(Source code of charts)
####################

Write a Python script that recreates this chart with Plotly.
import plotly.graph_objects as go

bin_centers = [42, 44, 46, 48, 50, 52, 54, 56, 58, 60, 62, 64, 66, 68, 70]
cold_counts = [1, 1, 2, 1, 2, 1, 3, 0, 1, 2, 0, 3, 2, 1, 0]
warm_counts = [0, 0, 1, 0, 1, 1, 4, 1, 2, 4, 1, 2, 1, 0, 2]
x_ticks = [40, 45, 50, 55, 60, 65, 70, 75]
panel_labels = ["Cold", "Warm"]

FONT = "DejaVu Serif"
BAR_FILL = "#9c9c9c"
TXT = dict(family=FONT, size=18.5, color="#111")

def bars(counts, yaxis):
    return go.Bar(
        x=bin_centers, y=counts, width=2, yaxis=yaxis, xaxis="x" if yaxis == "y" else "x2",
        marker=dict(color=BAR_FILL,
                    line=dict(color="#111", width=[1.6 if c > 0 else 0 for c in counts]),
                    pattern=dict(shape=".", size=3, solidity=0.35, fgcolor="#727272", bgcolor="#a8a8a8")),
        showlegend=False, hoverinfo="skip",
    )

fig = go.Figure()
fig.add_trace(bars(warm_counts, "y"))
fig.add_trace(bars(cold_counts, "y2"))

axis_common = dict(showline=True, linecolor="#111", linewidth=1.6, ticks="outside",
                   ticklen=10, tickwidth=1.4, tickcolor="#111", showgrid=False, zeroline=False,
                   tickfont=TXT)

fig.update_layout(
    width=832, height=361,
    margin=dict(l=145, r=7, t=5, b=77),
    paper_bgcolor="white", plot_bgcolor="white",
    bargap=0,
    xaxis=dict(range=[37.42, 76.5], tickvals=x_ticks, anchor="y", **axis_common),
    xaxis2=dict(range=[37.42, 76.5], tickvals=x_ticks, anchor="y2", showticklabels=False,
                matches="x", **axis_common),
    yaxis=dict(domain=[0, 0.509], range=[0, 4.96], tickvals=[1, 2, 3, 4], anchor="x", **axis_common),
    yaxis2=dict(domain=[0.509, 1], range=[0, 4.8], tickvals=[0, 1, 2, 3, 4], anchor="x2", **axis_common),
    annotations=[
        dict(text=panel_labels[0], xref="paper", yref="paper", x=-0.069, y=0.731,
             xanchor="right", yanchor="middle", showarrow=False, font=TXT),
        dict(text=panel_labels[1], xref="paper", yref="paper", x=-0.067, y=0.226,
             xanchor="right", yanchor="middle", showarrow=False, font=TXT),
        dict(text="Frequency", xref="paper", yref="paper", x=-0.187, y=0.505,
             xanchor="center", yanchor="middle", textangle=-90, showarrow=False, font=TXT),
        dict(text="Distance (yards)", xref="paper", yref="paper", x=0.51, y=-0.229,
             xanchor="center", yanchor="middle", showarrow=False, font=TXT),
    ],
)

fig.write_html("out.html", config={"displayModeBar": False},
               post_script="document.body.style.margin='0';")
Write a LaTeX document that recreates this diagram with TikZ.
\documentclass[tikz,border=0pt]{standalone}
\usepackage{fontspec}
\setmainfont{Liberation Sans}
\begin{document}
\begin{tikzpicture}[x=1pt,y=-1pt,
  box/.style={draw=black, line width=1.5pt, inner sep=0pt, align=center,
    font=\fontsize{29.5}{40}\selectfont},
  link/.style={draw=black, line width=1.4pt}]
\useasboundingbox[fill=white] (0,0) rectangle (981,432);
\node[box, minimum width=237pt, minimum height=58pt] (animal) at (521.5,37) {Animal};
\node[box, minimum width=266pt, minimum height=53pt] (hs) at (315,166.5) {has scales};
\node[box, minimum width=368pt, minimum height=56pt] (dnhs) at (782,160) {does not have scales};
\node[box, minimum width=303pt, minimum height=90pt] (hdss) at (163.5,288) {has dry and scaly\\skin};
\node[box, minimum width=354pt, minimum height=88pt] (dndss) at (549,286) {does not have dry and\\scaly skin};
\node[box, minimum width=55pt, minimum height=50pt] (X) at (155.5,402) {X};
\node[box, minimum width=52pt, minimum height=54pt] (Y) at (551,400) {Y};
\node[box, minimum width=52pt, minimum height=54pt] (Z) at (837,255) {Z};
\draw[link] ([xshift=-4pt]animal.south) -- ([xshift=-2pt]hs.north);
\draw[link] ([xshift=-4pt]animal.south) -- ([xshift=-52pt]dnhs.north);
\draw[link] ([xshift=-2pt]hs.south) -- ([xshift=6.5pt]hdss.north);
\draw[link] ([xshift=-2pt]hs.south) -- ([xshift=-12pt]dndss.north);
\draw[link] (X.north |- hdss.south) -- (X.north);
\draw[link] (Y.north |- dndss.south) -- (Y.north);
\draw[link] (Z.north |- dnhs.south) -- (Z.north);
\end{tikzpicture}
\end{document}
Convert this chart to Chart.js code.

####################

Return every record, word for word.

_RESULT FOR THIS TASK:_
Write a Python script that recreates this chart with Plotly.
import plotly.graph_objects as go

bin_centers = [42, 44, 46, 48, 50, 52, 54, 56, 58, 60, 62, 64, 66, 68, 70]
cold_counts = [1, 1, 2, 1, 2, 1, 3, 0, 1, 2, 0, 3, 2, 1, 0]
warm_counts = [0, 0, 1, 0, 1, 1, 4, 1, 2, 4, 1, 2, 1, 0, 2]
x_ticks = [40, 45, 50, 55, 60, 65, 70, 75]
panel_labels = ["Cold", "Warm"]

FONT = "DejaVu Serif"
BAR_FILL = "#9c9c9c"
TXT = dict(family=FONT, size=18.5, color="#111")

def bars(counts, yaxis):
    return go.Bar(
        x=bin_centers, y=counts, width=2, yaxis=yaxis, xaxis="x" if yaxis == "y" else "x2",
        marker=dict(color=BAR_FILL,
                    line=dict(color="#111", width=[1.6 if c > 0 else 0 for c in counts]),
                    pattern=dict(shape=".", size=3, solidity=0.35, fgcolor="#727272", bgcolor="#a8a8a8")),
        showlegend=False, hoverinfo="skip",
    )

fig = go.Figure()
fig.add_trace(bars(warm_counts, "y"))
fig.add_trace(bars(cold_counts, "y2"))

axis_common = dict(showline=True, linecolor="#111", linewidth=1.6, ticks="outside",
                   ticklen=10, tickwidth=1.4, tickcolor="#111", showgrid=False, zeroline=False,
                   tickfont=TXT)

fig.update_layout(
    width=832, height=361,
    margin=dict(l=145, r=7, t=5, b=77),
    paper_bgcolor="white", plot_bgcolor="white",
    bargap=0,
    xaxis=dict(range=[37.42, 76.5], tickvals=x_ticks, anchor="y", **axis_common),
    xaxis2=dict(range=[37.42, 76.5], tickvals=x_ticks, anchor="y2", showticklabels=False,
                matches="x", **axis_common),
    yaxis=dict(domain=[0, 0.509], range=[0, 4.96], tickvals=[1, 2, 3, 4], anchor="x", **axis_common),
    yaxis2=dict(domain=[0.509, 1], range=[0, 4.8], tickvals=[0, 1, 2, 3, 4], anchor="x2", **axis_common),
    annotations=[
        dict(text=panel_labels[0], xref="paper", yref="paper", x=-0.069, y=0.731,
             xanchor="right", yanchor="middle", showarrow=False, font=TXT),
        dict(text=panel_labels[1], xref="paper", yref="paper", x=-0.067, y=0.226,
             xanchor="right", yanchor="middle", showarrow=False, font=TXT),
        dict(text="Frequency", xref="paper", yref="paper", x=-0.187, y=0.505,
             xanchor="center", yanchor="middle", textangle=-90, showarrow=False, font=TXT),
        dict(text="Distance (yards)", xref="paper", yref="paper", x=0.51, y=-0.229,
             xanchor="center", yanchor="middle", showarrow=False, font=TXT),
    ],
)

fig.write_html("out.html", config={"displayModeBar": False},
               post_script="document.body.style.margin='0';")
Write a LaTeX document that recreates this diagram with TikZ.
\documentclass[tikz,border=0pt]{standalone}
\usepackage{fontspec}
\setmainfont{Liberation Sans}
\begin{document}
\begin{tikzpicture}[x=1pt,y=-1pt,
  box/.style={draw=black, line width=1.5pt, inner sep=0pt, align=center,
    font=\fontsize{29.5}{40}\selectfont},
  link/.style={draw=black, line width=1.4pt}]
\useasboundingbox[fill=white] (0,0) rectangle (981,432);
\node[box, minimum width=237pt, minimum height=58pt] (animal) at (521.5,37) {Animal};
\node[box, minimum width=266pt, minimum height=53pt] (hs) at (315,166.5) {has scales};
\node[box, minimum width=368pt, minimum height=56pt] (dnhs) at (782,160) {does not have scales};
\node[box, minimum width=303pt, minimum height=90pt] (hdss) at (163.5,288) {has dry and scaly\\skin};
\node[box, minimum width=354pt, minimum height=88pt] (dndss) at (549,286) {does not have dry and\\scaly skin};
\node[box, minimum width=55pt, minimum height=50pt] (X) at (155.5,402) {X};
\node[box, minimum width=52pt, minimum height=54pt] (Y) at (551,400) {Y};
\node[box, minimum width=52pt, minimum height=54pt] (Z) at (837,255) {Z};
\draw[link] ([xshift=-4pt]animal.south) -- ([xshift=-2pt]hs.north);
\draw[link] ([xshift=-4pt]animal.south) -- ([xshift=-52pt]dnhs.north);
\draw[link] ([xshift=-2pt]hs.south) -- ([xshift=6.5pt]hdss.north);
\draw[link] ([xshift=-2pt]hs.south) -- ([xshift=-12pt]dndss.north);
\draw[link] (X.north |- hdss.south) -- (X.north);
\draw[link] (Y.north |- dndss.south) -- (Y.north);
\draw[link] (Z.north |- dnhs.south) -- (Z.north);
\end{tikzpicture}
\end{document}
Convert this chart to Chart.js code.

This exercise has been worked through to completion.